Like other tobacco control policies, the effectiveness of tobacco 21 policies relies heavily on their enforcement. A population-based prospective cohort survey conducted in Southern California, for example, found negligible differences in cigarette use before and after the state’s tobacco 21 policy went into effect. The majority of 18-19-year-old cigarette or e-cigarette users surveyed reported no retailers had refused to sell them tobacco products, despite them being under the legal age of sale. Study authors theorized this non-compliance among retailers could be due to a lack of trust in regulatory agencies, infrequent compliance checks by law enforcement, or lack of knowledge about changes to the legal minimum age of sale.
Key Considerations for Tobacco 21 Policies
While the evidence supporting tobacco 21 laws is encouraging, it’s crucial such policies adhere to best practices and be well defined, strictly enforced, and used in conjunction with other effective strategies aimed at preventing youth tobacco use.
Policymakers considering or evaluating tobacco 21 policies should use clear, broad definitions for what constitutes tobacco products — including not just cigarettes or cigars, but also e-cigarette and e-liquids, water pipe , and smokeless tobacco — so as not to provide loopholes that would lessen the effectiveness of the policy.
Likewise, laws should specify who will enforce the policy and how and when it will be enforced.

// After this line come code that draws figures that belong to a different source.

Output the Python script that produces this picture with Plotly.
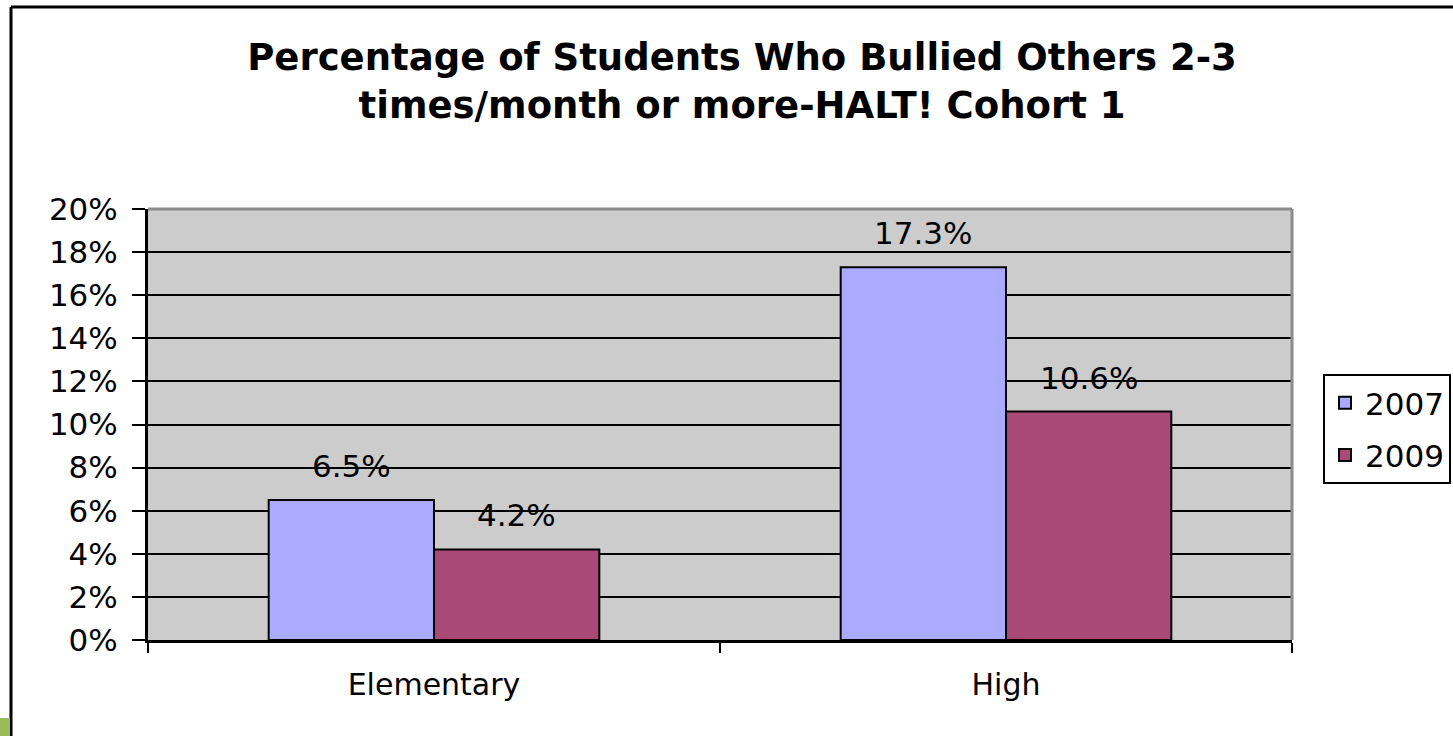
import plotly.graph_objects as go

categories = ["Elementary", "High"]
series_names = ["2007", "2009"]
values_2007 = [0.065, 0.173]
values_2009 = [0.042, 0.106]
bar_colors = ["#AAAAFF", "#A94A76"]
y_ticks = [0.0, 0.02, 0.04, 0.06, 0.08, 0.10, 0.12, 0.14, 0.16, 0.18, 0.20]
title_text = "Percentage of Students Who Bullied Others 2-3<br>times/month or more-HALT! Cohort 1"

W, H = 1453, 736
ML, MR, MT, MB = 148, 161, 209, 96
PW = W - ML - MR
PH = H - MT - MB
bargap = 0.422

def px_x(px):
    return (px - ML) / PW

def px_y(py):
    return (H - MB - py) / PH

fig = go.Figure()
all_vals = [values_2007, values_2009]
for name, vals, col in zip(series_names, all_vals, bar_colors):
    fig.add_trace(go.Bar(
        x=categories, y=vals, name=name, legendgroup=name,
        marker=dict(color=col, line=dict(color="black", width=2)),
        hoverinfo="skip",
    ))

# value labels above bars
off = (1 - bargap) / 4
for k, vals in enumerate(all_vals):
    sign = -1 if k == 0 else 1
    for i, v in enumerate(vals):
        fig.add_annotation(
            x=i + sign * off, y=v, xref="x", yref="y",
            text=f"{v*100:.1f}%", showarrow=False,
            yshift=34, yanchor="middle", xanchor="center",
            font=dict(family="DejaVu Sans", size=31, color="black"),
        )

shapes = []
# gray top and right plot borders
shapes.append(dict(type="line", xref="paper", yref="paper", x0=0, x1=1, y0=1, y1=1,
                   line=dict(color="#8C8C8C", width=3)))
shapes.append(dict(type="line", xref="paper", yref="paper", x0=1, x1=1, y0=0, y1=1,
                   line=dict(color="#8C8C8C", width=3)))
# outer frame (top and left)
shapes.append(dict(type="line", xref="paper", yref="paper", x0=px_x(11), x1=px_x(1460),
                   y0=px_y(7), y1=px_y(7), line=dict(color="black", width=3)))
shapes.append(dict(type="line", xref="paper", yref="paper", x0=px_x(11), x1=px_x(11),
                   y0=px_y(7), y1=px_y(740), line=dict(color="black", width=3)))
# green corner patch
shapes.append(dict(type="rect", xref="paper", yref="paper", x0=px_x(-2), x1=px_x(10),
                   y0=px_y(718), y1=px_y(740), line=dict(width=0), fillcolor="#9BBB59"))

fig.update_layout(
    width=W, height=H,
    margin=dict(l=ML, r=MR, t=MT, b=MB, autoexpand=False),
    paper_bgcolor="white",
    plot_bgcolor="#CCCCCC",
    barmode="group",
    bargap=bargap,
    bargroupgap=0,
    title=dict(text=title_text, x=742 / W, xanchor="center", xref="container",
               y=1 - 70 / H, yanchor="middle", yref="container",
               font=dict(family="DejaVu Sans", size=37, color="black", weight="bold")),
    font=dict(family="DejaVu Sans", size=30, color="black"),
    showlegend=True,
    legend=dict(x=1323 / W, y=1 - 374 / H, xanchor="left", yanchor="top",
                xref="container", yref="container",
                bordercolor="black", borderwidth=2, bgcolor="white",
                font=dict(family="DejaVu Sans", size=31, color="black"),
                traceorder="grouped", tracegroupgap=9),
    shapes=shapes,
)
fig.update_xaxes(
    showgrid=False, showline=True, linecolor="black", linewidth=3,
    ticks="outside", tickson="boundaries", ticklen=10, tickwidth=2, tickcolor="black",
    ticklabelstandoff=16,
    tickfont=dict(family="DejaVu Sans", size=30), fixedrange=True,
)
fig.update_yaxes(
    range=[0, 0.20], tickvals=y_ticks, tickformat=".0%",
    showgrid=True, gridcolor="black", gridwidth=2,
    showline=True, linecolor="black", linewidth=3,
    ticks="outside", ticklen=13, tickwidth=2, tickcolor="black",
    ticklabelstandoff=8,
    tickfont=dict(family="DejaVu Sans", size=31), zeroline=False, fixedrange=True,
)
fig.write_html("out.html", config={"displayModeBar": False},
               post_script="document.body.style.margin='0';")
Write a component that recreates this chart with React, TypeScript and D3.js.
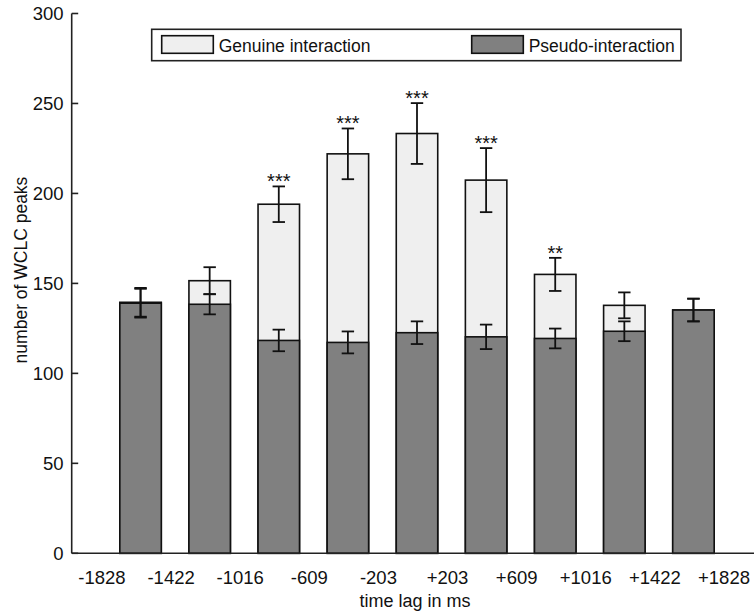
import React, { useEffect, useRef } from 'react'
import * as d3 from 'd3'

const lagLabels = ['-1828', '-1422', '-1016', '-609', '-203', '+203', '+609', '+1016', '+1422', '+1828']
const bins = ['b1', 'b2', 'b3', 'b4', 'b5', 'b6', 'b7', 'b8', 'b9']
const genuine = [139.5, 151.5, 194, 222, 233.3, 207.4, 155, 137.8, 135.2]
const genuineErr = [8, 7.5, 9.9, 14.1, 16.9, 17.8, 9.2, 7.2, 6.3]
const pseudo = [139, 138.4, 118.3, 117.2, 122.6, 120.3, 119.4, 123.4, 135.2]
const pseudoErr = [8, 5.6, 6, 6.1, 6.3, 6.8, 5.5, 5.5, 6.3]
const stars = ['', '', '***', '***', '***', '***', '**', '', '']
const yTicks = [0, 50, 100, 150, 200, 250, 300]

const W = 754
const H = 613
const FONT = 'Liberation Sans, Arial, Helvetica, sans-serif'

export default function App() {
	const svgRef = useRef<SVGSVGElement>(null)

	useEffect(() => {
		const svg = d3.select(svgRef.current)
		svg.selectAll('*').remove()

		const left = 71.7
		const bottom = 553.3
		const top = 13.5

		const y = d3.scaleLinear().domain([0, 300]).range([bottom, top])
		const x = d3.scaleBand<string>()
			.domain(bins)
			.range([106, 728])
			.paddingInner(0.4)
			.paddingOuter(0.2)
		const bw = x.bandwidth()
		const edge = (i: number) => (i < bins.length ? (x(bins[i]) as number) - x.step() * 0.2 : 728)

		// bars: genuine behind, pseudo in front
		const g = svg.append('g')
		g.selectAll('rect.gen')
			.data(genuine)
			.join('rect')
			.attr('x', (d, i) => x(bins[i]) as number)
			.attr('y', d => y(d))
			.attr('width', bw)
			.attr('height', d => bottom - y(d))
			.attr('fill', '#efefef')
			.attr('stroke', '#111')
			.attr('stroke-width', 1.6)
		g.selectAll('rect.ps')
			.data(pseudo)
			.join('rect')
			.attr('x', (d, i) => x(bins[i]) as number)
			.attr('y', d => y(d))
			.attr('width', bw)
			.attr('height', d => bottom - y(d))
			.attr('fill', '#808080')
			.attr('stroke', '#111')
			.attr('stroke-width', 1.6)

		const errBars = (vals: number[], errs: number[]) => {
			vals.forEach((v, i) => {
				const cx = (x(bins[i]) as number) + bw / 2
				const y1 = y(v + errs[i])
				const y0 = y(v - errs[i])
				const e = g.append('g').attr('stroke', '#111').attr('stroke-width', 1.8)
				e.append('line').attr('x1', cx).attr('x2', cx).attr('y1', y1).attr('y2', y0)
				e.append('line').attr('x1', cx - 6.2).attr('x2', cx + 6.2).attr('y1', y1).attr('y2', y1)
				e.append('line').attr('x1', cx - 6.2).attr('x2', cx + 6.2).attr('y1', y0).attr('y2', y0)
			})
		}
		errBars(genuine, genuineErr)
		errBars(pseudo, pseudoErr)

		// significance stars
		g.selectAll('text.star')
			.data(stars)
			.join('text')
			.attr('x', (d, i) => (x(bins[i]) as number) + bw / 2)
			.attr('y', (d, i) => y(genuine[i] + genuineErr[i]) + 2)
			.attr('text-anchor', 'middle')
			.attr('font-family', FONT)
			.attr('font-size', 20)
			.attr('fill', '#111')
			.text(d => d)

		// axes
		const ax = svg.append('g').attr('stroke', '#222').attr('stroke-width', 1.6)
		ax.append('line').attr('x1', left).attr('x2', left).attr('y1', top).attr('y2', bottom)
		ax.append('line').attr('x1', left).attr('x2', W).attr('y1', bottom).attr('y2', bottom)
		ax.selectAll('line.tick')
			.data(yTicks)
			.join('line')
			.attr('x1', left)
			.attr('x2', left + 6.5)
			.attr('y1', d => y(d))
			.attr('y2', d => y(d))

		svg.append('g')
			.selectAll('text')
			.data(yTicks)
			.join('text')
			.attr('x', 63.5)
			.attr('y', d => y(d))
			.attr('dy', '0.36em')
			.attr('text-anchor', 'end')
			.attr('font-family', FONT)
			.attr('font-size', 18.5)
			.attr('fill', '#111')
			.text(d => d)

		svg.append('g')
			.selectAll('text')
			.data(lagLabels)
			.join('text')
			.attr('x', (d, i) => edge(i) - 4)
			.attr('y', 583.5)
			.attr('text-anchor', 'middle')
			.attr('font-family', FONT)
			.attr('font-size', 18.5)
			.attr('fill', '#111')
			.text(d => d)

		svg.append('text')
			.attr('x', 415)
			.attr('y', 607)
			.attr('text-anchor', 'middle')
			.attr('font-family', FONT)
			.attr('font-size', 18)
			.attr('fill', '#111')
			.text('time lag in ms')

		svg.append('text')
			.attr('transform', 'translate(26.5,270) rotate(-90)')
			.attr('text-anchor', 'middle')
			.attr('font-family', FONT)
			.attr('font-size', 17.5)
			.attr('fill', '#111')
			.text('number of WCLC peaks')

		// legend
		const lg = svg.append('g')
		lg.append('rect')
			.attr('x', 151.7).attr('y', 29.3).attr('width', 529.3).attr('height', 31.4)
			.attr('fill', '#fff').attr('stroke', '#222').attr('stroke-width', 1.6)
		const items = [
			{ label: 'Genuine interaction', fill: '#efefef', x: 161.7 },
			{ label: 'Pseudo-interaction', fill: '#808080', x: 471.7 },
		]
		items.forEach(it => {
			lg.append('rect')
				.attr('x', it.x).attr('y', 35.7).attr('width', 51.6).attr('height', 17.6)
				.attr('fill', it.fill).attr('stroke', '#111').attr('stroke-width', 1.6)
			lg.append('text')
				.attr('x', it.x + 57)
				.attr('y', 51.5)
				.attr('font-family', FONT)
				.attr('font-size', 17.5)
				.attr('fill', '#111')
				.text(it.label)
		})
	}, [])

	return (
		<div style={{ position: 'absolute', left: 0, top: 0, width: W, height: H, background: '#fff' }}>
			<svg ref={svgRef} width={W} height={H} style={{ display: 'block' }} />
		</div>
	)
}
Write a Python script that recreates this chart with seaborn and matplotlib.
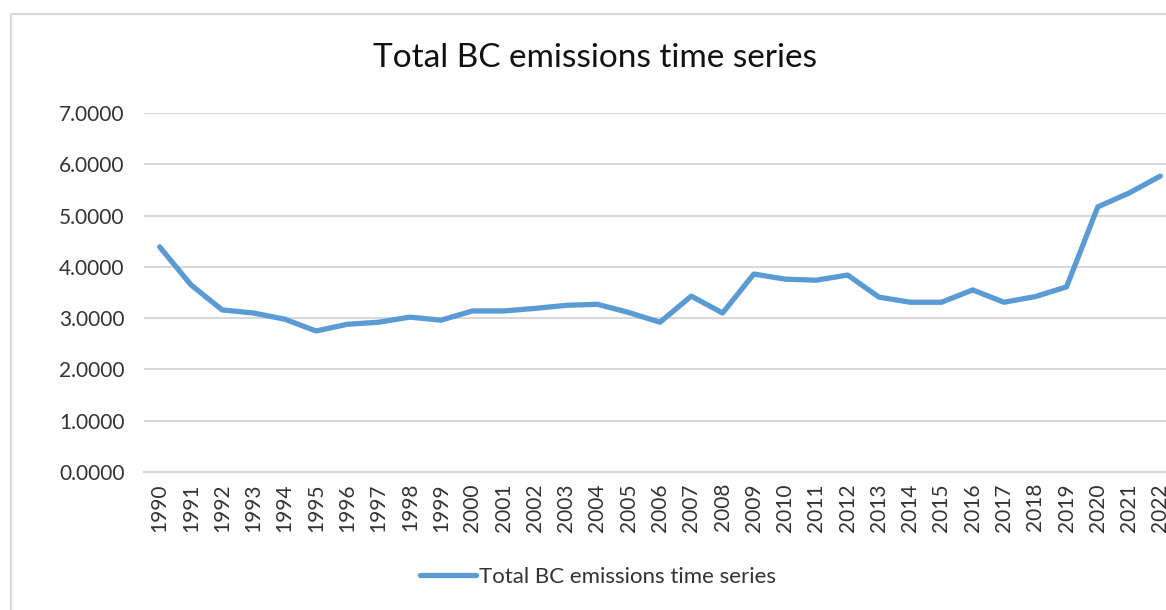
import matplotlib
matplotlib.use("Agg")
import matplotlib.pyplot as plt
from matplotlib.patches import Rectangle
import seaborn as sns
import pandas as pd

# values
years = list(range(1990, 2023))
emissions = [4.39, 3.65, 3.16, 3.10, 2.98, 2.75, 2.88, 2.92, 3.02, 2.96,
             3.14, 3.14, 3.19, 3.25, 3.27, 3.11, 2.92, 3.43, 3.10, 3.86,
             3.76, 3.74, 3.84, 3.41, 3.31, 3.31, 3.55, 3.31, 3.42, 3.61,
             5.17, 5.44, 5.77]
y_ticks = [0, 1, 2, 3, 4, 5, 6, 7]
series_name = "Total BC emissions time series"

df = pd.DataFrame({"year": years, "value": emissions})

sns.set_theme(style="white")
plt.rcParams["font.family"] = ["Lato", "DejaVu Sans"]

W, H = 1166, 610
fig = plt.figure(figsize=(W / 100, H / 100), dpi=100)
ax = fig.add_axes([144 / W, 138 / H, (1176 - 144) / W, (472 - 113) / H])

line_color = "#5B9BD5"
sns.lineplot(data=df, x="year", y="value", ax=ax, color=line_color,
             linewidth=3.8, label=series_name, legend=False)

ax.set_xlim(years[0] - 0.5, years[-1] + 0.5)
ax.set_ylim(0, 7)
ax.set_xticks(years)
ax.set_xticklabels([str(y) for y in years], rotation=90)
ax.set_yticks(y_ticks)
ax.set_yticklabels([f"{v:.4f}" for v in y_ticks])
ax.set_xlabel("")
ax.set_ylabel("")
ax.grid(axis="y", color="#d9d9d9", linewidth=1.5)
ax.set_axisbelow(True)
for s in ["top", "right", "left"]:
    ax.spines[s].set_visible(False)
ax.spines["bottom"].set_color("#d9d9d9")
ax.spines["bottom"].set_linewidth(1.5)
ax.tick_params(axis="y", length=0, pad=14, labelsize=15, labelcolor="#333333")
ax.tick_params(axis="x", length=0, pad=8, labelsize=15, labelcolor="#333333")
ax.set_facecolor("none")

fig.text(595 / W, 1 - 58 / H, series_name, ha="center", va="center",
         fontsize=24, color="#111111")

handles, labels = ax.get_legend_handles_labels()
fig.legend(handles, labels, loc="center", bbox_to_anchor=(598 / W, 1 - 577 / H),
           frameon=False, fontsize=16, handlelength=2.5, handletextpad=0.15,
           labelcolor="#333333")

fig.patches.append(Rectangle((11 / W, -0.1), 1.2, 1.1 - 14 / H,
                             transform=fig.transFigure, fill=False,
                             edgecolor="#d9d9d9", linewidth=1.5))

fig.savefig("out.png", dpi=100)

Tobacco 21 policies should target retailers rather than individual tobacco users by imposing penalties or revoking retail licenses for retailers selling to those under age 21.
Lastly, despite strong evidence for raising the minimum age of sale to 21, such policies alone are insufficient to eliminate youth tobacco use. They should be implemented alongside other effective prevention strategies, such as tobacco taxes that raise the price of products, smoke-free laws that create smoke-free places and change social norms, and prohibitions on point-of-sale advertising.